Make Way for Marketing to Generation Z
Earlier this month, EGC Insights posted feedback from some members of the company on what it's like to be in the millennial (a.k.a. Generation Y) age group. Lately, there have been some noteworthy findings in relation to forecasts in marketing. We already know about the audiences for Generation X and Y. These latest findings concern the consumers of tomorrow. You guessed it – Generation Z.
Flashback: How Generations X and Y Revolutionized Advertising
Have you ever stopped to think of how it seemed like only yesterday when strategies were created (and adjusted, as needed) to attract and appeal to the age groups that were dubbed Generation X and Generation Y? The common denominator for both groups was the influence of the Internet. Everything from email to social media platforms to online video were (and remain) the go-to method of communication for information on everything they needed – including information provided by advertisements.
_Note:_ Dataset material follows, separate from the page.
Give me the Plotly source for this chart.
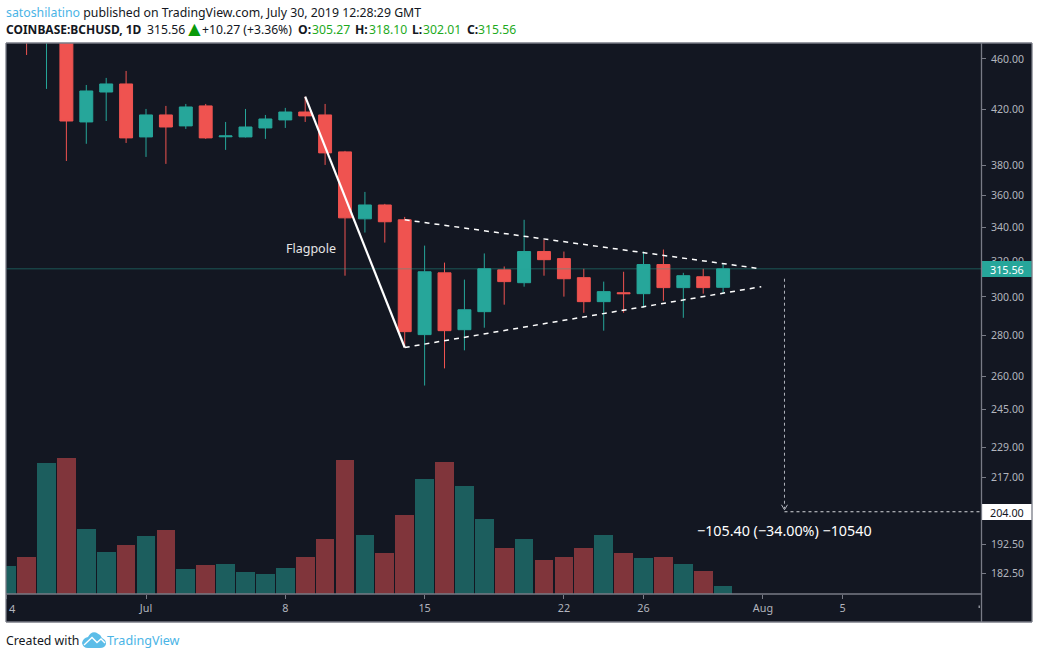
import plotly.graph_objects as go

dates = ["2019-06-24","2019-06-25","2019-06-26","2019-06-27","2019-06-28","2019-06-29","2019-06-30",
"2019-07-01","2019-07-02","2019-07-03","2019-07-04","2019-07-05","2019-07-06","2019-07-07","2019-07-08",
"2019-07-09","2019-07-10","2019-07-11","2019-07-12","2019-07-13","2019-07-14","2019-07-15","2019-07-16",
"2019-07-17","2019-07-18","2019-07-19","2019-07-20","2019-07-21","2019-07-22","2019-07-23","2019-07-24",
"2019-07-25","2019-07-26","2019-07-27","2019-07-28","2019-07-29","2019-07-30"]
opens = [500,490,480,510,410.8,433.5,439.8,399.9,416,407.9,422.8,400,399.9,406.4,412.3,418.2,416,389.3,345.2,353.9,344.6,280.4,313.3,282.9,292.2,315,307.8,325.5,321.4,310.6,297.5,302.3,301.8,318,305.1,311.1,305.27]
highs = [530,500,520,515,439,444.6,450.2,420.5,422.8,424.3,424.3,410.8,420.5,416,421.3,429.9,424.3,390,362.3,354.6,346.4,329,319.1,309.5,324.4,316.9,344.6,332.4,325.5,315.6,308.4,313.9,325.5,326.7,313.3,315.6,318.10]
lows = [490,463.3,435.9,383,395,411.5,395.6,385.8,381,405.7,398.5,390.7,399.5,398.5,406.4,410.8,380.3,311.7,336.8,330.8,274,255.9,263.9,272.6,283.9,295.9,305.6,311.7,300.2,291.6,282.4,291.6,294.3,298,289,301.8,302.01]
closes = [520,480,510,411.5,434.3,439.8,399.2,416,407.1,422,399.2,400.6,407.1,413,418.2,415.3,388.6,345.8,353.9,343.4,281.9,313.9,282.4,293.2,315.6,308.4,325.5,320.8,310,297.5,302.9,301.8,318,305.1,311.7,305.1,315.56]
volumes = [2770,3700,13100,13600,6500,4200,4900,5800,6400,2500,2900,3000,2200,2000,2600,3700,5500,13400,5900,4100,7900,11500,13200,10800,7500,4600,5500,3400,3700,4600,5900,4100,3600,3700,3000,2300,800]
price_ticks = [460,420,380,360,340,320,300,280,260,245,229,217,192.5,182.5]
time_ticks = ["2019-06-24","2019-07-01","2019-07-08","2019-07-15","2019-07-22","2019-07-26","2019-08-01","2019-08-05"]
time_labels = ["","Jul","8","15","22","26","Aug","5"]
last_price = 315.56
target_price = 204.0
measure_day = "2019-08-02 02:00"

BG, UP, DOWN = "#131722", "#26A69A", "#EF5350"
VUP, VDOWN = "#1C5E5E", "#80353B"
FRAME, TXT = "#787B86", "#B2B5BE"
FONT = "Noto Sans"
L, R, T, B = 6, 981, 43, 594
X_END = "2019-08-11 23:00"
px = lambda x: (x - L) / (R - L)
py = lambda y: (B - y) / (B - T)

fig = go.Figure()
fig.add_trace(go.Bar(x=dates, y=volumes, yaxis="y", width=0.94 * 86400000,
    marker=dict(color=[VUP if c >= o else VDOWN for o, c in zip(opens, closes)], line_width=0),
    showlegend=False, hoverinfo="skip"))
fig.add_trace(go.Candlestick(x=dates, open=opens, high=highs, low=lows, close=closes, yaxis="y2",
    increasing=dict(line=dict(color=UP, width=1), fillcolor=UP),
    decreasing=dict(line=dict(color=DOWN, width=1), fillcolor=DOWN),
    whiskerwidth=0, showlegend=False))

shapes = []
def paper_rect(x0, y0, x1, y1, fill, above=False):
    shapes.append(dict(type="rect", xref="paper", yref="paper", x0=px(x0), x1=px(x1), y0=py(y0), y1=py(y1),
                       fillcolor=fill, line_width=0, layer="above" if above else "below"))
def paper_line(x0, y0, x1, y1, color=FRAME, width=1.3):
    shapes.append(dict(type="line", xref="paper", yref="paper", x0=px(x0), x1=px(x1), y0=py(y0), y1=py(y1),
                       line=dict(color=color, width=width), layer="above"))

paper_rect(6, 43, 1032, 622, BG)

def data_line(x0, y0, x1, y1, color="#FFFFFF", width=1.0, dash="solid"):
    shapes.append(dict(type="line", xref="x", yref="y2", x0=x0, x1=x1, y0=y0, y1=y1,
                       line=dict(color=color, width=width, dash=dash), layer="above"))
data_line("2019-06-24", last_price, X_END, last_price, color="rgba(38,166,154,0.45)", width=1)
data_line("2019-07-09", 429.9, "2019-07-14", 274, width=2.2)
data_line("2019-07-14", 344.6, "2019-07-31 22:00", last_price, width=1.5, dash="5px,5px")
data_line("2019-07-14", 274, "2019-07-31 22:00", 305.6, width=1.5, dash="5px,5px")
data_line(measure_day, 310, measure_day, 205.2, color="#B2B5BE", width=1, dash="3px,3px")
data_line(measure_day, target_price, X_END, target_price, color="#D5D7DC", width=1.2, dash="3px,3px")
for dx in (-3, 3):
    shapes.append(dict(type="line", xref="x", yref="y2", xsizemode="pixel", ysizemode="pixel",
                       xanchor=measure_day, yanchor=target_price, x0=dx, y0=7, x1=0, y1=2,
                       line=dict(color="#B2B5BE", width=1), layer="above"))

paper_rect(981, 261, 1032, 277, UP, above=True)
paper_rect(981, 504, 1032, 520, "#FFFFFF", above=True)
paper_rect(978.5, 605.5, 980, 608, "#8A8D96", above=True)

paper_line(6, 43, 1032, 43)
paper_line(6, 622, 1032, 622)
paper_line(6, 43, 6, 622)
paper_line(1032, 43, 1032, 622)
paper_line(981.5, 43, 981.5, 622)
paper_line(6, 594, 981, 594)

def pt(x, y):
    return f"{px(x):.5f},{py(y):.5f}"
logo_cloud = (f"M {pt(82,643)} Q {pt(83,638)} {pt(88,637)} Q {pt(91,631)} {pt(96,632.5)} Q {pt(100,634)} {pt(102,638)} "
              f"Q {pt(106.5,640)} {pt(106,644)} Q {pt(105,648)} {pt(100,648)} L {pt(88,648)} Q {pt(83,648)} {pt(82,643)} Z")
shapes.append(dict(type="path", xref="paper", yref="paper", fillcolor="#5CBDE8", line_width=0, layer="above", path=logo_cloud))
shapes.append(dict(type="path", xref="paper", yref="paper", line=dict(color="#FFFFFF", width=1.4), layer="above",
                   path=f"M {pt(84,645)} L {pt(92,637.5)} L {pt(97,642.5)} L {pt(101,639)} L {pt(105,643)}"))

annotations = []
def text(x, y, s, size=12.2, color="#131722", anchor="left"):
    dx = -2 if anchor == "left" else 0
    annotations.append(dict(xref="paper", yref="paper", x=px(x + dx), y=py(y), text=s, showarrow=False,
                            xanchor=anchor, yanchor="middle", align=anchor,
                            font=dict(family=FONT, size=size, color=color)))
GREEN = "#1EAA1E"
text(6, 12, '<span style="color:#4AB4E6">satoshilatino</span> published on TradingView.com, July 30, 2019 12:28:29 GMT', 12.3)
text(6, 29, '<b>COINBASE:BCHUSD, 1D</b>', 12)
text(146.5, 29, '315.56')
text(184, 28, '▲', 21, "#0A9A0A")
text(202, 29, '+10.27 (+3.36%)', 12.2)
for xl, lab, xv, val in ((298, "O:", 312, "305.27"), (355, "H:", 369, "318.10"), (412, "L:", 423, "302.01"), (467, "C:", 478, "315.56")):
    text(xl, 29, f"<b>{lab}</b>")
    text(xv, 29, val, 12.2, GREEN)
text(286, 248, "Flagpole", 12.5, "#E6E6E6")
text(696.5, 530, "−105.40 (−34.00%) −10540", 14.3, "#FFFFFF")
text(9, 608, "4", 11, TXT)
text(1007, 269, "315.56", 10.8, "#FFFFFF", "center")
text(1007, 512, "204.00", 10.8, "#131722", "center")
text(6, 640, "Created with", 12.3)
text(107, 640, "TradingView", 12.6, "#4AB4E6")

fig.update_layout(
    width=1038, height=658, margin=dict(l=L, r=1038 - R, t=T, b=658 - B),
    paper_bgcolor="#FFFFFF", plot_bgcolor=BG, boxgap=0.35, boxgroupgap=0, bargap=0,
    font=dict(family=FONT, size=11, color=TXT),
    shapes=shapes, annotations=annotations, showlegend=False,
    xaxis=dict(type="date", range=["2019-06-23 23:10", X_END], rangeslider_visible=False,
               tickmode="array", tickvals=time_ticks, ticktext=time_labels, ticks="outside", ticklen=4,
               tickcolor=FRAME, showgrid=False, zeroline=False, showline=False,
               tickfont=dict(family=FONT, size=10.8, color=TXT)),
    yaxis=dict(range=[0, 55100], visible=False, fixedrange=True),
    yaxis2=dict(type="log", overlaying="y", side="right", anchor="x", range=[2.2455, 2.6752],
                tickmode="array", tickvals=price_ticks, ticktext=[f"{v:.2f}" for v in price_ticks],
                ticks="outside", ticklen=4, tickcolor=FRAME, showgrid=False, zeroline=False, showline=False,
                ticklabelstandoff=3, tickfont=dict(family=FONT, size=10.5, color=TXT)),
)
fig.write_html("out.html", config={"displayModeBar": False}, post_script="document.body.style.margin='0';")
What Makes Generation Z Different
First, consider some trends that are exclusive to Generation Z (who are in the age bracket of 16 to 19 years of age). For instance, the traditional “School Fairs” of yesteryear, where colleges and professional schools set up tables with banners and brochures to get the attention of high school seniors has been supplemented by digital recruitment. And, those students who are do go on to college are finding out about their acceptance to a school via Snapchat. These two examples perfectly illustrate the changes that accompany advances in technology. And it should be noted that these changes have as much to do with the attitude of this younger generation as they do with getting information via mobile instead of snail-mail.
What Marketers Should Keep in Mind
Before we know it, Generation Z will join (and in time, displace) Generations X and Y as being the largest consumer audience. And, while these young people will be the consumers of tomorrow, their presence (and preferences) are being noticed now. Greg Sterling, writing for Marketing Land, recently summarized a study that was conducted by marketing research company Kantar Millward Brown: “In general…there’s no ‘one size fits all’ approach that will work equally well for each generational audience segment. And while many attitudes are consistent across generations, the report argues that Gen Z is the most difficult for marketers to reach and engage.” In support of these findings, Lucy Handley reported for CNBC that a global 50 percent of Generation Z are likely to avoid advertising altogether. They are probably avid users of ad blocker technology, and actively bypass content. Ms. Handley states, “To reach them, brands would do best to use humor, rather than celebrities, in their advertising,” and concludes, “…the only real way forward is for brands to create content that will stop Gen Z in their tracks.”
How to Avoid Rating a Zero with Generation Z
Once again, marketers are presented with a challenge in catering and attracting what can be called “the audience of the future.” It is a challenge, but not an obstacle. The operative words in Ms. Handley’s last quote – “…stop Gen Z in their tracks” should be considered a marketing mantra. (This saying applies to attracting any audience, and in time, the term ‘Gen Z’ will be replaced with something else.)
One type of advertising that might engage this age group is – believe it or not – traditional advertising. According to Mr. Sterling, Generation Z is more inclined to view traditional ads (e.g., print, television commercials) than digital formats. (One theory is that online ads are considered more intrusive, thus bothersome, to these young people who don’t want to be interrupted when they are engaged on their mobile devices.) Additionally, they prefer interesting (and humorous) stories where content unfolds, unrushed and without any high-pressure to make a purchase.
What are the Solutions?
With that criteria in mind, native advertising (which is distinguishable in that it is not disruptive), in addition to “influencers” (not celebrities, but relatable everyday people) are two types of advertising that would appeal to Generation Z. Who knows? Maybe a whole new field of opportunities to attract this younger group of consumers will inspire a new era of content creation.
As times change, so do the tastes and trends of how people relate, communicate, and engage. This is especially true in advertising. And, as stated previously, catering to and attracting a new audience may be a challenge, but is never an impossibility.
(Interesting question to ponder: Now that Generation Z closes out the alphabet, what will the next generation be named?)